Defensa de la ensoñación

César Hildebrandt

Héctor Becerril duerme cada vez que puede. Duerme sin roncar, como los envidiables pasajeros de un avión que se han empastillado para quedarse fuera de las turbulencias.

Si usted, lector, fuera Héctor Bece­rril, ¿no consideraría a la vigilia una amenaza?

El estado consciente lo llevaría a dar­se cuenta de su papel de ficha menor en una banda parlamentaria cuyo propósi­to es tergiversar la historia, blindar a los socios corruptos, imaginar mañas para seguir medrando. ¿Algo más? Sí, encima de esa pesadilla institucional está el pa­sado de matón en una hacienda azuca­rera, el asunto del porcelanato, los her­manos implicados o prófugos, el radical descrédito, la tarea de chaleco pavlovia- no que le imponen.

Por eso entiendo a Becerril. Cuando se sumerge en los vapores de la enso­ñación el congresista debe construir un mundo perfecto del que puede gozar vicariamente: su partido tiene grandes metas y actúa con la disciplina espontá­nea y casi orquestal de los tories; su lideresa es Golda Meir, Margaret Thatcher, Evita Perón, juntas y revueltas y bajo el nombre meiji de Keiko Fujimori; Rosita Bartra es como Inés Arrimadas, la de “Ciudadanos” en Cataluña, pero mucho más inteligente y fina; Alberto Fujimori es el equivalente de Víctor Andrés Belaunde, o sea un patriarca de las ideas que dieron vida al conservadurismo ilus­trado; Moisés Mamani ha fundado, con su dinero, varios centros de protección para mujeres acosadas; el Grupo Colina jamás existió; el general Hermoza Ríos triunfó en el Cenepa y fue ungido mariscal después de hacer flamear la bandera en Tiwinza; Cipriani sigue capitaneando la Iglesia y dándonos lecciones en RPP; Kenji fue el hermano nonato de la lideresa; Daniel Salaverry acaba de morir de un infarto de corazón; el 2021 será, por fin, el año de la reivindicación… Y así, con sus etcéteras colaterales (el principal de los cuales es que Becerril aparece en esas brumas sonámbulas como alguien parecido a Sean Penn pero hablando un cas­tellano perfecto).

Pero de pronto viene un fotógrafo ca­brón, un agente de la realidad, un agua fiestas sin perdón de Dios y Héctor Bece­rril debe despertar para seguir viviendo la agenda de todos los días: él es él y nada más; la señora que da órdenes está en la cárcel; el partido es ese amasijo de yerros retorcidos que ha debido unirse al know how del Apra pandillera (y un infi­nito etcétera de pellejerías y miserias del alma).

-¡Dios mío! -grita Becerril recién despierto-. No lo soporto.

Le recomiendo el opio.

Ese maravilloso y patético inglés que fue Thomas de Quincey relata de esta manera su primera experiencia con el látex de la adormidera:

“Como es de suponer, al llegar a casa no perdí un momento en tomar la cantidad pres­crita.

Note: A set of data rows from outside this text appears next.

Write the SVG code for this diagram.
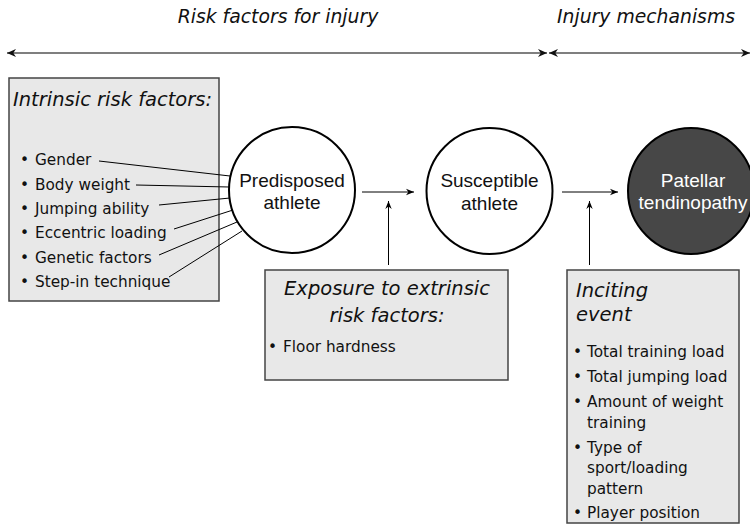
<svg xmlns="http://www.w3.org/2000/svg" width="750" height="525" viewBox="0 0 750 525">
<defs>
<style>
.hdr{font-family:"DejaVu Sans",sans-serif;font-style:italic;font-size:18.8px;fill:#111}
.ttl{font-family:"DejaVu Sans",sans-serif;font-style:italic;font-size:19.5px;fill:#111}
.itm{font-family:"DejaVu Sans",sans-serif;font-size:15.3px;fill:#111}
.cir{font-family:"Liberation Sans",Arial,sans-serif;font-size:19px;fill:#111;text-anchor:middle}
.box{fill:#e8e8e8;stroke:#444;stroke-width:1.5}
.node{fill:#fff;stroke:#000;stroke-width:2}
.lnk{stroke:#000;stroke-width:1;fill:none}
.span{stroke:#555;stroke-width:1.3;fill:none}
</style>
<marker id="ah" viewBox="0 0 10 10" refX="10" refY="5" markerWidth="8" markerHeight="8" markerUnits="userSpaceOnUse" orient="auto-start-reverse">
<path d="M0,1 L10,5 L0,9 L3,5 Z" fill="#000"/>
</marker>
<marker id="sh" viewBox="0 0 10 10" refX="10" refY="5" markerWidth="9" markerHeight="9" markerUnits="userSpaceOnUse" orient="auto-start-reverse">
<path d="M0,0.5 L10,5 L0,9.5 L3,5 Z" fill="#111"/>
</marker>
</defs>

<g id="headers">
<text class="hdr" x="278" y="23" text-anchor="middle">Risk factors for injury</text>
<text class="hdr" x="646" y="23" text-anchor="middle">Injury mechanisms</text>
<line class="span" x1="7" y1="53" x2="547" y2="53" marker-start="url(#sh)" marker-end="url(#sh)"/>
<line class="span" x1="549" y1="53" x2="750" y2="53" marker-start="url(#sh)" marker-end="url(#sh)"/>
</g>

<g id="intrinsic">
<rect class="box" x="9" y="78" width="210" height="223"/>
<text class="ttl" x="13" y="106">Intrinsic risk factors:</text>
<text class="itm" x="20" y="165">•</text><text class="itm" x="35" y="165">Gender</text>
<text class="itm" x="20" y="189.5">•</text><text class="itm" x="35" y="189.5">Body weight</text>
<text class="itm" x="20" y="214">•</text><text class="itm" x="35" y="214">Jumping ability</text>
<text class="itm" x="20" y="238">•</text><text class="itm" x="35" y="238">Eccentric loading</text>
<text class="itm" x="20" y="263">•</text><text class="itm" x="35" y="263">Genetic factors</text>
<text class="itm" x="20" y="287">•</text><text class="itm" x="35" y="287">Step-in technique</text>
</g>

<g id="predisposed">
<circle class="node" cx="292" cy="190" r="63"/>
<text class="cir" x="292" y="187">Predisposed</text>
<text class="cir" x="292" y="209">athlete</text>
</g>

<g id="susceptible">
<circle class="node" cx="489.5" cy="191" r="63"/>
<text class="cir" x="489.5" y="187">Susceptible</text>
<text class="cir" x="489.5" y="210">athlete</text>
</g>

<g id="patellar">
<circle cx="691" cy="191" r="63" fill="#474747" stroke="#000" stroke-width="2"/>
<text class="cir" x="693" y="187" style="fill:#fff">Patellar</text>
<text class="cir" x="693" y="209" style="fill:#fff">tendinopathy</text>
</g>

<g id="extrinsic">
<rect class="box" x="265" y="270" width="243" height="110"/>
<text class="ttl" x="387" y="295" text-anchor="middle">Exposure to extrinsic</text>
<text class="ttl" x="387" y="322" text-anchor="middle">risk factors:</text>
<text class="itm" x="268" y="352">•</text><text class="itm" x="283" y="352">Floor hardness</text>
</g>

<g id="inciting">
<rect class="box" x="567" y="270" width="172" height="253"/>
<text class="ttl" x="576" y="297">Inciting</text>
<text class="ttl" x="576" y="321">event</text>
<text class="itm" x="573" y="357">•</text><text class="itm" x="587" y="357">Total training load</text>
<text class="itm" x="573" y="382">•</text><text class="itm" x="587" y="382">Total jumping load</text>
<text class="itm" x="573" y="407">•</text><text class="itm" x="587" y="407">Amount of weight</text>
<text class="itm" x="587" y="428">training</text>
<text class="itm" x="573" y="453">•</text><text class="itm" x="587" y="453">Type of</text>
<text class="itm" x="587" y="473">sport/loading</text>
<text class="itm" x="587" y="494">pattern</text>
<text class="itm" x="573" y="518">•</text><text class="itm" x="587" y="518">Player position</text>
</g>

<g id="connectors">
<line class="lnk" x1="99" y1="161" x2="230" y2="176"/>
<line class="lnk" x1="136" y1="185" x2="229.5" y2="187"/>
<line class="lnk" x1="159" y1="205" x2="230" y2="198"/>
<line class="lnk" x1="174" y1="229" x2="233" y2="210"/>
<line class="lnk" x1="159" y1="255" x2="237" y2="222"/>
<line class="lnk" x1="169" y1="277" x2="242" y2="231"/>
<line class="lnk" x1="362" y1="192" x2="414" y2="192" marker-end="url(#ah)"/>
<line class="lnk" x1="388.5" y1="265" x2="388.5" y2="201" marker-end="url(#ah)"/>
<line class="lnk" x1="562" y1="192" x2="618" y2="192" marker-end="url(#ah)"/>
<line class="lnk" x1="589.5" y1="265" x2="589.5" y2="201" marker-end="url(#ah)"/>
</g>
</svg>
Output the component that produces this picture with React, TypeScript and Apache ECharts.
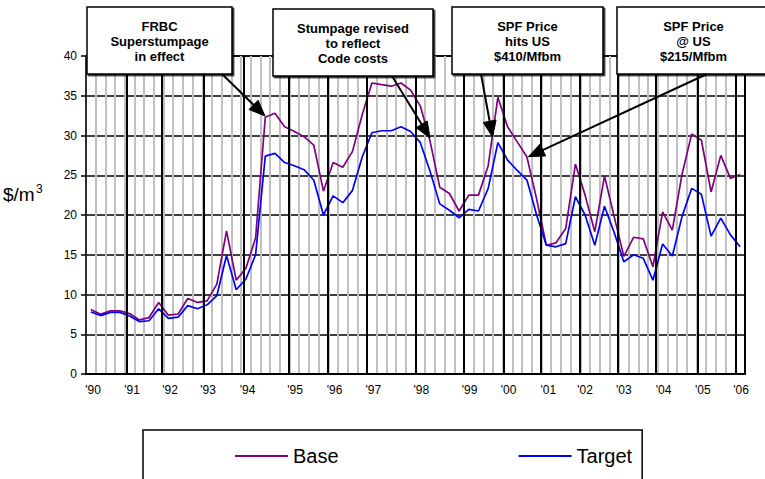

Naturalmente, nada sabía del arte y misterio del opio y lo que tomé lo tomé con todas las desventajas po­sibles. Pero lo tomé, y, una hora más tarde, ¡oh cielos!, ¡qué cambio tan repentino!, ¡cómo se elevó, desde las más hondas simas, el espíritu interior!, ¡qué apocalipsis del mundo dentro de mí! Que mis dolores se desvanecieran fue, a mis ojos, una insignificancia: este efecto negativo se hundía en la in­mensidad de los efectos positivos que se abrían ante mí, en el abismo de divi­no deleite súbitamente revelado. Esta era la panacea -el (texto griego)- de todos los males humanos; aquí estaba, descubierto de un golpe, el secreto de la felicidad sobre el que disputaron los filósofos a través de las edades; la feli­cidad podía comprarse por un penique y llevarse en el bolsillo del chaleco, los éxtasis portátiles encerrarse con un corcho en una botella de medio litro, la paz del alma transportarse por galones en coches de correo…”

Si Becerril me hace caso y profun­diza sus viajes de misterio con las alas del opio, llegará a soñar con que el país ama a su lideresa y estima a su partido como si de una reserva moral se trata­ra. Soñaría que el Congreso donde yace es venerado por el pueblo porque da las leyes que se requieren y fiscaliza a los que merecen ser vigilados. Hasta po­dría soñar que Vladimiro Montesinos fue el invento del resentimiento y que don Alberto Fujimori jamás renunció por fax porque esa fue otra calumnia del paniaguato miserable.